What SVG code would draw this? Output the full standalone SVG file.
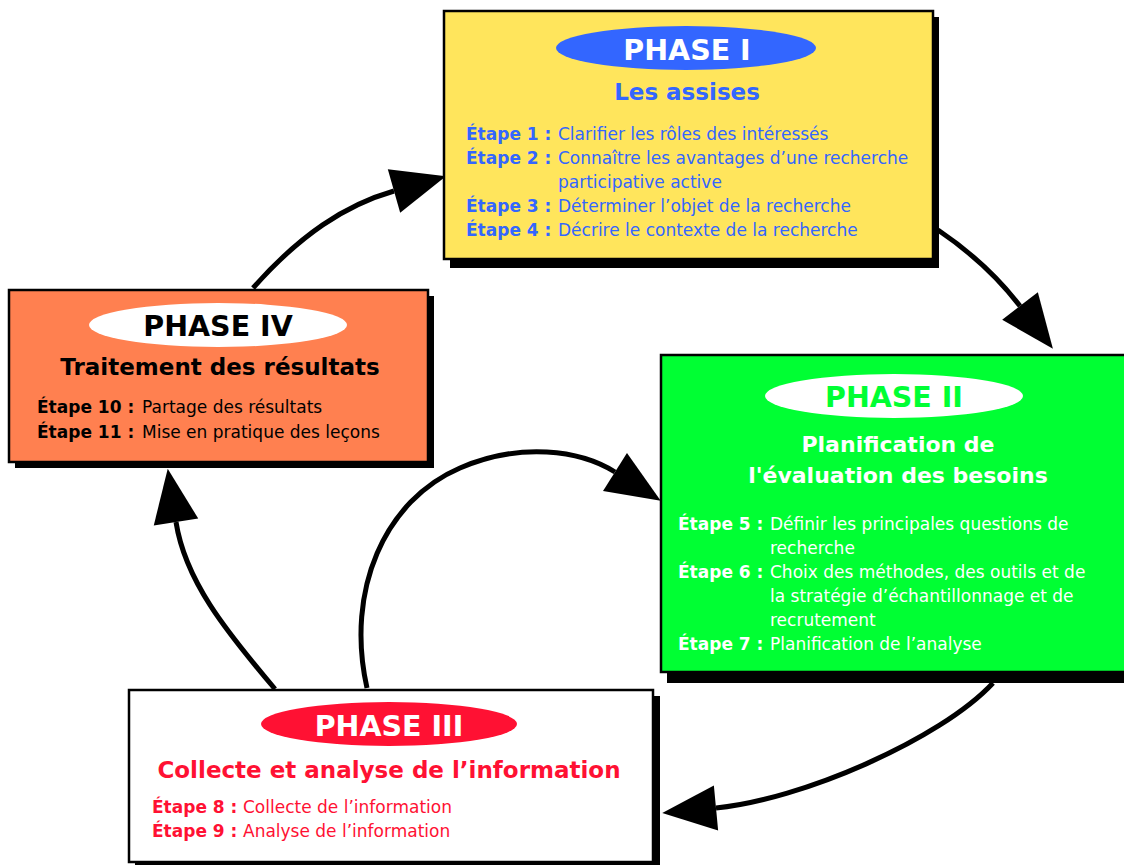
<svg xmlns="http://www.w3.org/2000/svg" width="1124" height="865" viewBox="0 0 1124 865">
<style>
.box{stroke:#000;stroke-width:2.5}
.shadow{fill:#000}
.ph{font-family:"DejaVu Sans","Liberation Sans",sans-serif;font-weight:bold;font-size:28.5px;text-anchor:middle}
.ttl{font-family:"DejaVu Sans","Liberation Sans",sans-serif;font-weight:bold;font-size:23px;text-anchor:middle}
.st{font-family:"DejaVu Sans","Liberation Sans",sans-serif;font-size:17px}
.lb{font-weight:bold}
.conn{fill:none;stroke:#000;stroke-width:5}
</style>
<defs>
<marker id="ah" markerUnits="userSpaceOnUse" markerWidth="56" markerHeight="48" refX="0" refY="22.5" orient="auto" overflow="visible">
<path d="M0,0 L54,22.5 L0,45 z" fill="#000"/>
</marker>
</defs>
<rect width="1124" height="865" fill="#fff"/>
<g id="connectors">
<path class="conn" d="M253,288 C300,235 345,205 394,191" marker-end="url(#ah)"/>
<path class="conn" d="M938,230 C975,255 1000,280 1020,306" marker-end="url(#ah)"/>
<path class="conn" d="M993,683 C940,740 800,800 716,808" marker-end="url(#ah)"/>
<path class="conn" d="M275,689 C225,630 185,580 176,522" marker-end="url(#ah)"/>
<path class="conn" d="M367,688 C345,590 385,500 460,468 C520,442 580,450 615,472" marker-end="url(#ah)"/>
</g>
<g id="phase1">
<rect class="shadow" x="450" y="17" width="489" height="251"/>
<rect class="box" x="444" y="11" width="489" height="248" fill="#FFE55C"/>
<ellipse cx="686" cy="48" rx="130" ry="22" fill="#3366FF"/>
<text class="ph" x="687" y="60" fill="#fff">PHASE I</text>
<text class="ttl" x="687" y="100" fill="#3366FF">Les assises</text>
<g class="st" fill="#3366FF">
<text x="466" y="140" class="lb">Étape 1 :</text><text x="558" y="140">Clarifier les rôles des intéressés</text>
<text x="466" y="164" class="lb">Étape 2 :</text><text x="558" y="164">Connaître les avantages d’une recherche</text>
<text x="558" y="188">participative active</text>
<text x="466" y="212" class="lb">Étape 3 :</text><text x="558" y="212">Déterminer l’objet de la recherche</text>
<text x="466" y="236" class="lb">Étape 4 :</text><text x="558" y="236">Décrire le contexte de la recherche</text>
</g>
</g>
<g id="phase2">
<rect class="shadow" x="667" y="361" width="480" height="322"/>
<rect class="box" x="661" y="355" width="480" height="317" fill="#00FF33"/>
<ellipse cx="894" cy="396" rx="129" ry="22" fill="#fff"/>
<text class="ph" x="894" y="407" fill="#00FF33">PHASE II</text>
<text class="ttl" x="898" y="452" fill="#fff" style="font-size:22px">Planification de</text>
<text class="ttl" x="898" y="483" fill="#fff" style="font-size:22px">l'évaluation des besoins</text>
<g class="st" fill="#fff">
<text x="678" y="530" class="lb">Étape 5 :</text><text x="770" y="530">Définir les principales questions de</text>
<text x="770" y="554">recherche</text>
<text x="678" y="578" class="lb">Étape 6 :</text><text x="770" y="578">Choix des méthodes, des outils et de</text>
<text x="770" y="602">la stratégie d’échantillonnage et de</text>
<text x="770" y="626">recrutement</text>
<text x="678" y="650" class="lb">Étape 7 :</text><text x="770" y="650">Planification de l’analyse</text>
</g>
</g>
<g id="phase3">
<rect class="shadow" x="135" y="696" width="525" height="175"/>
<rect class="box" x="129" y="690" width="524" height="172" fill="#fff"/>
<ellipse cx="389" cy="724" rx="128" ry="22" fill="#FF1133"/>
<text class="ph" x="389" y="736" fill="#fff">PHASE III</text>
<text class="ttl" x="389" y="778" fill="#FF1133">Collecte et analyse de l’information</text>
<g class="st" fill="#FF1133">
<text x="152" y="813" class="lb">Étape 8 :</text><text x="243" y="813">Collecte de l’information</text>
<text x="152" y="837" class="lb">Étape 9 :</text><text x="243" y="837">Analyse de l’information</text>
</g>
</g>
<g id="phase4">
<rect class="shadow" x="15" y="296" width="419" height="172"/>
<rect class="box" x="9" y="290" width="419" height="172" fill="#FF8050"/>
<ellipse cx="218" cy="325" rx="129" ry="22" fill="#fff"/>
<text class="ph" x="218" y="336" fill="#000">PHASE IV</text>
<text class="ttl" x="220" y="375" fill="#000">Traitement des résultats</text>
<g class="st" fill="#000">
<text x="37" y="413" class="lb">Étape 10 :</text><text x="142" y="413">Partage des résultats</text>
<text x="37" y="438" class="lb">Étape 11 :</text><text x="142" y="438">Mise en pratique des leçons</text>
</g>
</g>
</svg>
┄┄┄┄┄┄
Give back every line exactly as it stands, pictures excluded.

| RESPONSE FOR THIS EXERCISE |
What SVG code would draw this? Output the full standalone SVG file.
<svg xmlns="http://www.w3.org/2000/svg" width="1124" height="865" viewBox="0 0 1124 865">
<style>
.box{stroke:#000;stroke-width:2.5}
.shadow{fill:#000}
.ph{font-family:"DejaVu Sans","Liberation Sans",sans-serif;font-weight:bold;font-size:28.5px;text-anchor:middle}
.ttl{font-family:"DejaVu Sans","Liberation Sans",sans-serif;font-weight:bold;font-size:23px;text-anchor:middle}
.st{font-family:"DejaVu Sans","Liberation Sans",sans-serif;font-size:17px}
.lb{font-weight:bold}
.conn{fill:none;stroke:#000;stroke-width:5}
</style>
<defs>
<marker id="ah" markerUnits="userSpaceOnUse" markerWidth="56" markerHeight="48" refX="0" refY="22.5" orient="auto" overflow="visible">
<path d="M0,0 L54,22.5 L0,45 z" fill="#000"/>
</marker>
</defs>
<rect width="1124" height="865" fill="#fff"/>
<g id="connectors">
<path class="conn" d="M253,288 C300,235 345,205 394,191" marker-end="url(#ah)"/>
<path class="conn" d="M938,230 C975,255 1000,280 1020,306" marker-end="url(#ah)"/>
<path class="conn" d="M993,683 C940,740 800,800 716,808" marker-end="url(#ah)"/>
<path class="conn" d="M275,689 C225,630 185,580 176,522" marker-end="url(#ah)"/>
<path class="conn" d="M367,688 C345,590 385,500 460,468 C520,442 580,450 615,472" marker-end="url(#ah)"/>
</g>
<g id="phase1">
<rect class="shadow" x="450" y="17" width="489" height="251"/>
<rect class="box" x="444" y="11" width="489" height="248" fill="#FFE55C"/>
<ellipse cx="686" cy="48" rx="130" ry="22" fill="#3366FF"/>
<text class="ph" x="687" y="60" fill="#fff">PHASE I</text>
<text class="ttl" x="687" y="100" fill="#3366FF">Les assises</text>
<g class="st" fill="#3366FF">
<text x="466" y="140" class="lb">Étape 1 :</text><text x="558" y="140">Clarifier les rôles des intéressés</text>
<text x="466" y="164" class="lb">Étape 2 :</text><text x="558" y="164">Connaître les avantages d’une recherche</text>
<text x="558" y="188">participative active</text>
<text x="466" y="212" class="lb">Étape 3 :</text><text x="558" y="212">Déterminer l’objet de la recherche</text>
<text x="466" y="236" class="lb">Étape 4 :</text><text x="558" y="236">Décrire le contexte de la recherche</text>
</g>
</g>
<g id="phase2">
<rect class="shadow" x="667" y="361" width="480" height="322"/>
<rect class="box" x="661" y="355" width="480" height="317" fill="#00FF33"/>
<ellipse cx="894" cy="396" rx="129" ry="22" fill="#fff"/>
<text class="ph" x="894" y="407" fill="#00FF33">PHASE II</text>
<text class="ttl" x="898" y="452" fill="#fff" style="font-size:22px">Planification de</text>
<text class="ttl" x="898" y="483" fill="#fff" style="font-size:22px">l'évaluation des besoins</text>
<g class="st" fill="#fff">
<text x="678" y="530" class="lb">Étape 5 :</text><text x="770" y="530">Définir les principales questions de</text>
<text x="770" y="554">recherche</text>
<text x="678" y="578" class="lb">Étape 6 :</text><text x="770" y="578">Choix des méthodes, des outils et de</text>
<text x="770" y="602">la stratégie d’échantillonnage et de</text>
<text x="770" y="626">recrutement</text>
<text x="678" y="650" class="lb">Étape 7 :</text><text x="770" y="650">Planification de l’analyse</text>
</g>
</g>
<g id="phase3">
<rect class="shadow" x="135" y="696" width="525" height="175"/>
<rect class="box" x="129" y="690" width="524" height="172" fill="#fff"/>
<ellipse cx="389" cy="724" rx="128" ry="22" fill="#FF1133"/>
<text class="ph" x="389" y="736" fill="#fff">PHASE III</text>
<text class="ttl" x="389" y="778" fill="#FF1133">Collecte et analyse de l’information</text>
<g class="st" fill="#FF1133">
<text x="152" y="813" class="lb">Étape 8 :</text><text x="243" y="813">Collecte de l’information</text>
<text x="152" y="837" class="lb">Étape 9 :</text><text x="243" y="837">Analyse de l’information</text>
</g>
</g>
<g id="phase4">
<rect class="shadow" x="15" y="296" width="419" height="172"/>
<rect class="box" x="9" y="290" width="419" height="172" fill="#FF8050"/>
<ellipse cx="218" cy="325" rx="129" ry="22" fill="#fff"/>
<text class="ph" x="218" y="336" fill="#000">PHASE IV</text>
<text class="ttl" x="220" y="375" fill="#000">Traitement des résultats</text>
<g class="st" fill="#000">
<text x="37" y="413" class="lb">Étape 10 :</text><text x="142" y="413">Partage des résultats</text>
<text x="37" y="438" class="lb">Étape 11 :</text><text x="142" y="438">Mise en pratique des leçons</text>
</g>
</g>
</svg>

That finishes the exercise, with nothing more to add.